● **Material**:
•••

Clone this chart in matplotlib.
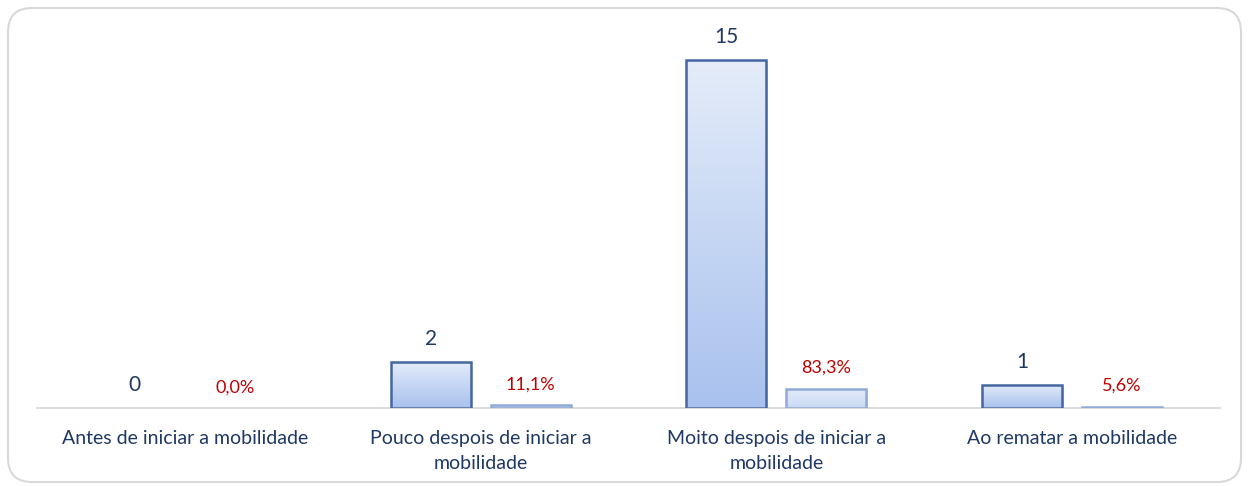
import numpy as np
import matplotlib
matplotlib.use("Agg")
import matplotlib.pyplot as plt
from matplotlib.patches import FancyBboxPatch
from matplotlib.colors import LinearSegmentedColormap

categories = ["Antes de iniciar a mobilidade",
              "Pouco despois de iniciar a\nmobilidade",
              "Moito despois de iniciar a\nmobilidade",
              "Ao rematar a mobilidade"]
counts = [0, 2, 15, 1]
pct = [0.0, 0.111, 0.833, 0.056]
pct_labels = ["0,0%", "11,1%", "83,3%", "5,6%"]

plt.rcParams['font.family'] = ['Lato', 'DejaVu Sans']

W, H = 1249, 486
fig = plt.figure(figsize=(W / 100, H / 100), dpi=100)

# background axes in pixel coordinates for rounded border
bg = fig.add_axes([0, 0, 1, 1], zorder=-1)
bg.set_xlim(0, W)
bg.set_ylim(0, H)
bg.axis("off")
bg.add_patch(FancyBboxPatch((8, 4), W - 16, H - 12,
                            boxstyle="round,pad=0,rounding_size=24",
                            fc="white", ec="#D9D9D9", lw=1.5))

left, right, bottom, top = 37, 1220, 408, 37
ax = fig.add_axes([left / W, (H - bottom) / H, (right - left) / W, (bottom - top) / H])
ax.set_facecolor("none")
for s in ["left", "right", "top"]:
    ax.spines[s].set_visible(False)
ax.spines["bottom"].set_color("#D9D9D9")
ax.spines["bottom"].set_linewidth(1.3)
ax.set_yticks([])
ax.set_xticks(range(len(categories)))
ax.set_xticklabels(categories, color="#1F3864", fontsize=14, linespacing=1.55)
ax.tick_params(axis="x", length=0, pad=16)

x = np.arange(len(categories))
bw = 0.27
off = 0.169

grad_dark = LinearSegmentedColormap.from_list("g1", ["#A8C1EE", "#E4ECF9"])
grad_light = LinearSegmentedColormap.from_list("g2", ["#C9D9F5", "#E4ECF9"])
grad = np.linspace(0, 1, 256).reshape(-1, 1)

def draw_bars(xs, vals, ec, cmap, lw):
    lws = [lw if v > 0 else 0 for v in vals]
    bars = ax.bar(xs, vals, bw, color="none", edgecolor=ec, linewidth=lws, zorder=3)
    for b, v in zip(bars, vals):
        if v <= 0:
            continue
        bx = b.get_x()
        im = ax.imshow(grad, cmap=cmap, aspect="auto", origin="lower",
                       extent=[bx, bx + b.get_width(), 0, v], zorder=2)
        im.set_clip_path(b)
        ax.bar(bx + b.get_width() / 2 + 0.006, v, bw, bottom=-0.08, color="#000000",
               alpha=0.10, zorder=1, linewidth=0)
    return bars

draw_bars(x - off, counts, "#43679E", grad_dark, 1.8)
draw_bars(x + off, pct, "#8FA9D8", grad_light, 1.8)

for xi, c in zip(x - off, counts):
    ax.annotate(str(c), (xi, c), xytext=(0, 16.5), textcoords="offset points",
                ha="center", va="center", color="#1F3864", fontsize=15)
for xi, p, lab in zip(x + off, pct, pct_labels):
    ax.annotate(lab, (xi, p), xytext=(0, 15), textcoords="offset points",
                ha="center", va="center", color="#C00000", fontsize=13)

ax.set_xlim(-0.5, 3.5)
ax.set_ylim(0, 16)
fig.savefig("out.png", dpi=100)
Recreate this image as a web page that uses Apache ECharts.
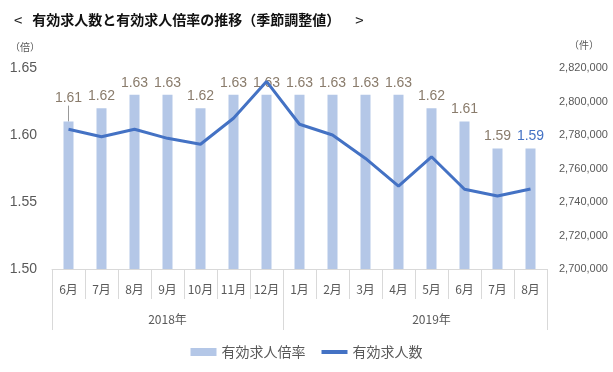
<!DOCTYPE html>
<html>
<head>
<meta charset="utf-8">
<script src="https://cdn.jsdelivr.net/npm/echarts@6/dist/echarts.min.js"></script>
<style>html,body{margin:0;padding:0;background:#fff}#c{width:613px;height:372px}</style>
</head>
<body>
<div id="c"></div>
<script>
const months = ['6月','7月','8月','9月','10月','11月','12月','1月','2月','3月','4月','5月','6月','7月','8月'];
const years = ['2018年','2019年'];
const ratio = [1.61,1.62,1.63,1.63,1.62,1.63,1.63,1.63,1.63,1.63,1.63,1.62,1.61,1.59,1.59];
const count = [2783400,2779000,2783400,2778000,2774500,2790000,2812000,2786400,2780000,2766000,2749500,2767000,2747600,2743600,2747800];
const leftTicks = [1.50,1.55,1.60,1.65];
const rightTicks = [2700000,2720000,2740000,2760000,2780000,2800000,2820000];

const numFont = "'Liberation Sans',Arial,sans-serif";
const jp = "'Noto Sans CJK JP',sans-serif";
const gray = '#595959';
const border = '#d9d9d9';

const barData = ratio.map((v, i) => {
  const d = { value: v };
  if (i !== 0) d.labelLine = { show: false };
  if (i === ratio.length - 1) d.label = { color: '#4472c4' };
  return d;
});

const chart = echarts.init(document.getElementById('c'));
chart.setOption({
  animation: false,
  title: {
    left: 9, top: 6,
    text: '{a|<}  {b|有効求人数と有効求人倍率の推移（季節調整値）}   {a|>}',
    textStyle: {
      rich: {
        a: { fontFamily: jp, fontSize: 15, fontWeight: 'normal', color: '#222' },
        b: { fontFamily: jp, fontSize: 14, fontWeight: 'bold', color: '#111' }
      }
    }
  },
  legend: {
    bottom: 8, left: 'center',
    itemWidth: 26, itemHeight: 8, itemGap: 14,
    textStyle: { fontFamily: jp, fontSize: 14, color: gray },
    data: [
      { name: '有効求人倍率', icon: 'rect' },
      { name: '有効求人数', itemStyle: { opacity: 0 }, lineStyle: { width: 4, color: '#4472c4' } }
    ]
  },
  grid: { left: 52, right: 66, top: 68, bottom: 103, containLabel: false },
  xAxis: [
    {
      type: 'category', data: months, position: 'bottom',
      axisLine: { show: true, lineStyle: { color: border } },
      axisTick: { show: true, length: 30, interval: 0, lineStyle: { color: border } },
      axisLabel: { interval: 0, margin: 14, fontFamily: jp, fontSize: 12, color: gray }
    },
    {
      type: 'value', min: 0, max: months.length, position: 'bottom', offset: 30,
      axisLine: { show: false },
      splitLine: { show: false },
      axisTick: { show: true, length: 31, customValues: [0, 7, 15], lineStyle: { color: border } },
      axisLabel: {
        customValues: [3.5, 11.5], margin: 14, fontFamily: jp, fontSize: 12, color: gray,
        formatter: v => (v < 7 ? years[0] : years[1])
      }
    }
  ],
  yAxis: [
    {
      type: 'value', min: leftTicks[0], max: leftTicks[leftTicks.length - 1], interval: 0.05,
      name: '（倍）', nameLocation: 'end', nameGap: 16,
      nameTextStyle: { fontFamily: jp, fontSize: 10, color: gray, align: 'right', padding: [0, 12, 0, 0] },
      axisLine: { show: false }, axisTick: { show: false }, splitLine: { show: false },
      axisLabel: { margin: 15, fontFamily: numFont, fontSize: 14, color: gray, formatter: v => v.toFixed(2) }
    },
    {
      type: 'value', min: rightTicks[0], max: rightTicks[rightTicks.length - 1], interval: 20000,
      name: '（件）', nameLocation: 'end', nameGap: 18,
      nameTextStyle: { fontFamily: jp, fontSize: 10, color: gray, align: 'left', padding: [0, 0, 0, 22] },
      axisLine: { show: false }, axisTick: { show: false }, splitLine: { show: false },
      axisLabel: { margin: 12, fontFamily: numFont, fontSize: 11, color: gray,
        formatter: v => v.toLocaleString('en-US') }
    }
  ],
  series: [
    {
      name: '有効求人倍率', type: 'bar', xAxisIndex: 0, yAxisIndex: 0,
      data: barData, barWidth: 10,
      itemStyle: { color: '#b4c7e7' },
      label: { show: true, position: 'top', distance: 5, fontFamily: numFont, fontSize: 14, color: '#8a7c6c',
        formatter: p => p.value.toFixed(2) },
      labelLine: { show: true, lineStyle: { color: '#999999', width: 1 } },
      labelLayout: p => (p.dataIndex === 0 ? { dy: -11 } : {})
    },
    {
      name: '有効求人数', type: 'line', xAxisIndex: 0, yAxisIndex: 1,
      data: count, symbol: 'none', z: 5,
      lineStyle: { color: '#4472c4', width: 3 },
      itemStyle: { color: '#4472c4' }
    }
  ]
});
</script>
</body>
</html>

•••

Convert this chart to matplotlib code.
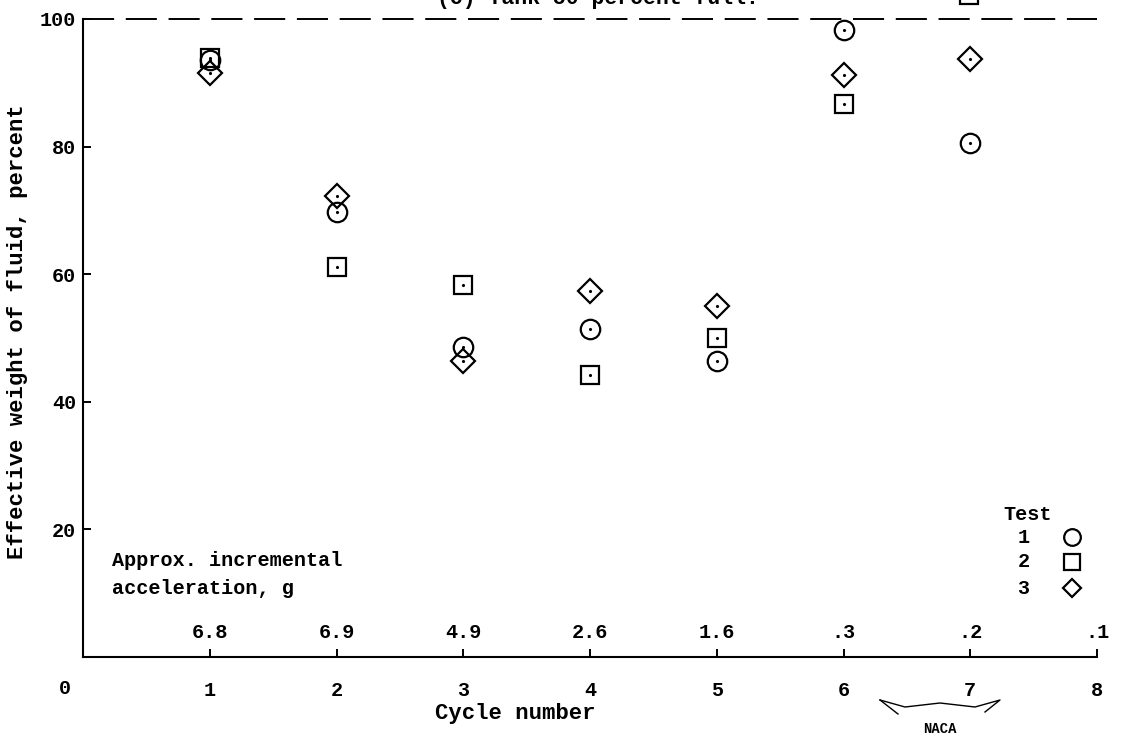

•••

● **Required task**:
Copy all lines of the material above where the string "this" occurs.

● **Worked answer**:
Clone this chart in matplotlib.
Recreate this image as a web page that uses Apache ECharts.
Convert this chart to matplotlib code.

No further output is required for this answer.